Up until this point, our discussion has focused on resource
managers that associate each device name via a discrete call
to resmgr_attach().
We've shown how to take over individual pathnames.
(Our examples have used pathnames under /dev, but there's
no reason you couldn't take over any other pathnames, such as
/MyDevice.)
A typical resource manager can take over any number of
pathnames. A practical limit is on the order of a hundred;
however, the real limit is a function of memory size
and lookup speed in the process manager.
What if you wanted to take over thousands or even millions of pathnames?
The most straightforward method of doing this is to take
over a pathname prefix and manage a directory
structure below that prefix (or mountpoint).
Here are some examples of resource managers that may wish to do this:
- An SD card filesystem might take over the pathname prefix /sd1, and
then handle any requests for files below that pathname by going out to the SD card device.
- A filesystem for managing compressed files might take over a pathname prefix of
/uncompressed, and then uncompress
disk files on the fly as read requests arrive.

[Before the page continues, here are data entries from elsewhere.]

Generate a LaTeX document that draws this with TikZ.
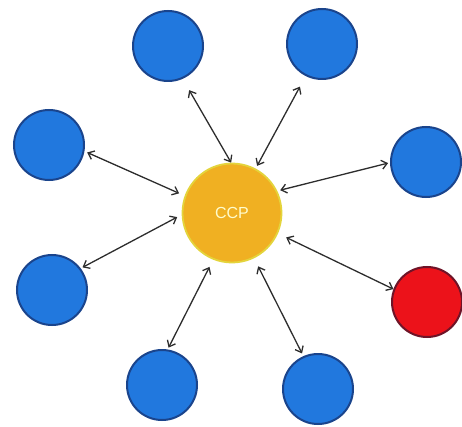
\documentclass[tikz,border=0pt]{standalone}
\usepackage{fontspec}
\setsansfont{Liberation Sans}
\usetikzlibrary{arrows.meta}
\definecolor{peerblue}{RGB}{33,120,222}
\definecolor{peeredge}{RGB}{26,68,140}
\definecolor{ccpfill}{RGB}{240,176,34}
\definecolor{ccpedge}{RGB}{228,212,60}
\definecolor{failred}{RGB}{236,18,26}
\definecolor{failedge}{RGB}{110,20,40}
\definecolor{linkgray}{RGB}{45,45,45}

\begin{document}
\begin{tikzpicture}[x=1pt,y=-1pt,>={Straight Barb[length=5.5pt,width=9pt]},
    peer/.style={circle,draw=peeredge,line width=2pt,fill=peerblue,minimum size=70pt,inner sep=0pt},
    link/.style={<->,draw=linkgray,line width=1.3pt}]
    \useasboundingbox (0,0) rectangle (462,427);
    \node[circle,draw=ccpedge,line width=1.8pt,fill=ccpfill,minimum size=99pt,inner sep=0pt,
          text=yellow!20,font=\sffamily\fontsize{16}{16}\selectfont] (ccp) at (232,213) {CCP};
    \node[peer] (tl) at (168,46) {};
    \node[peer] (tr) at (322,44) {};
    \node[peer] (lu) at (49,145) {};
    \node[peer] (ru) at (426,162) {};
    \node[peer] (ll) at (52,290) {};
    \node[peer,draw=failedge,fill=failred] (fail) at (427,302) {};
    \node[peer] (bl) at (162,385) {};
    \node[peer] (br) at (318,389) {};
    \draw[link,shorten <=13pt] (tl.-66) -- (ccp.91);
    \draw[link,shorten <=12pt,shorten >=3pt] (tr.-117) -- (ccp.62);
    \draw[link,shorten <=3pt,shorten >=6pt] (lu.-10) -- (ccp.160);
    \draw[link,shorten <=2pt,shorten >=3pt] (ru.181) -- (ccp.26);
    \draw[link,shorten <=2pt,shorten >=5pt] (ll.37) -- (ccp.182);
    \draw[link,shorten >=9pt] (fail.159) -- (ccp.-24);
    \draw[link,shorten <=2pt,shorten >=8pt] (bl.81) -- (ccp.-112);
    \draw[link,shorten <=3pt,shorten >=9pt] (br.114) -- (ccp.-64);
\end{tikzpicture}
\end{document}
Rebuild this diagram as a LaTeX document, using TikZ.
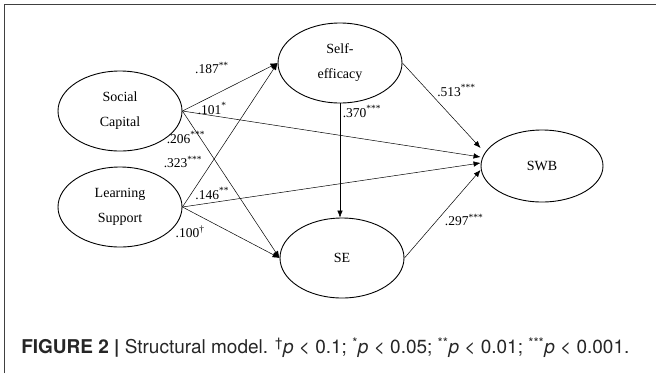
\documentclass[tikz,border=0pt]{standalone}
\usepackage{fontspec}
\setmainfont{Liberation Serif}
\newfontfamily\capfont{TeX Gyre Heros}
\usetikzlibrary{arrows.meta,shapes.geometric}

\begin{document}
\begin{tikzpicture}[->,>={Latex[length=7pt,width=5.5pt]},x=1pt,y=1pt,
                    line width=0.5pt]
  \tikzstyle{latent}=[ellipse,draw=black,line width=0.9pt,minimum width=124pt,
                      minimum height=80pt,inner sep=0pt,align=center,
                      font=\fontsize{14}{25}\selectfont]
  \tikzstyle{lbl}=[inner sep=0pt,font=\fontsize{13.5}{16}\selectfont]

  \useasboundingbox (0,0) rectangle (656,-373);
  \draw[-,line width=1.2pt,draw=black!75] (4.5,-373) -- (4.5,-4.5) -- (656,-4.5);

  \node[latent]	(sc)	at (120,-111)	{Social\\Capital};
  \node[latent]	(ls)	at (120,-207)	{Learning\\Support};
  \node[latent]	(eff)	at (340,-63)	{Self-\\efficacy};
  \node[latent]	(se)	at (342,-258)	{SE};
  \node[latent,minimum width=122pt,minimum height=72pt]	(swb)	at (542,-166)	{SWB};

  \path (sc.east) edge	node[lbl,pos=0.31,yshift=28pt]	{.187\textsuperscript{**}}	(eff.west);
  \path (sc.east) edge	node[lbl,pos=0.1,yshift=7pt]	{.101\textsuperscript{*}}	([yshift=9pt]swb.west);
  \path (sc.east) edge	node[lbl,pos=0.18,xshift=-14pt]	{.206\textsuperscript{***}}	(se.west);
  \path (ls.east) edge	node[lbl,pos=0.3,xshift=-28pt,yshift=1.5pt]	{.323\textsuperscript{***}}	(eff.west);
  \path (ls.east) edge	node[lbl,pos=0.1,yshift=9pt]	{.146\textsuperscript{**}}	([yshift=3pt]swb.west);
  \path (ls.east) edge	node[lbl,pos=0.1,xshift=-2pt,yshift=-20pt]	{.100\textsuperscript{\textdagger}}	(se.west);
  \path (eff.south) edge	node[lbl,pos=0.07,xshift=22pt]	{.370\textsuperscript{***}}	(eff.south |- se.north);
  \path (eff.east) edge	node[lbl,pos=0.5,xshift=15pt,yshift=15pt]	{.513\textsuperscript{***}}	([yshift=18pt]swb.west);
  \path (se.east) edge	node[lbl,pos=0.6,xshift=14pt,yshift=-15pt]	{.297\textsuperscript{***}}	([yshift=-4pt]swb.west);

  \node[anchor=west,inner sep=0pt,text=black!85,font=\capfont\fontsize{19}{21}\selectfont]
    (cap) at (21,-348) {\textbf{FIGURE 2 |} Structural model. \textsuperscript{\textdagger}\textit{p} < 0.1; \textsuperscript{*}\textit{p} < 0.05; \textsuperscript{**}\textit{p} < 0.01; \textsuperscript{***}\textit{p} < 0.001.};
\end{tikzpicture}
\end{document}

(Such a filesystem is often called a pass-through filesystem, because it will
pass some operations through to another underlying filesystem.)
- A network filesystem could present the directory
structure of a remote machine called flipper
under the pathname prefix of /mount/flipper
and allow the user to access flipper's files as if they were local to the current machine.
And those are just some obvious ones. The reasons (and possibilities) are almost endless.
The common characteristic of these resource managers is that they all implement filesystems.
Filesystem resource managers differ from device resource managers (at least, the ones that we have shown so far)
in the following key areas:
- The _RESMGR_FLAG_DIR bit must be set in the flags argument to resmgr_attach()
to inform the process manager that the resource manager will accept matches at or below the defined mountpoint.
- The _IO_CONNECT
logic has to check the individual pathname components against permissions and access authorizations.
It must also ensure that the proper attribute is bound when a particular filename is accessed.
- The _IO_READ
logic has to return the data for either the file or directory specified by the pathname.
CAUTION:
Running more than one pass-through filesystem or resource manager
on overlapping pathname spaces might cause deadlocks.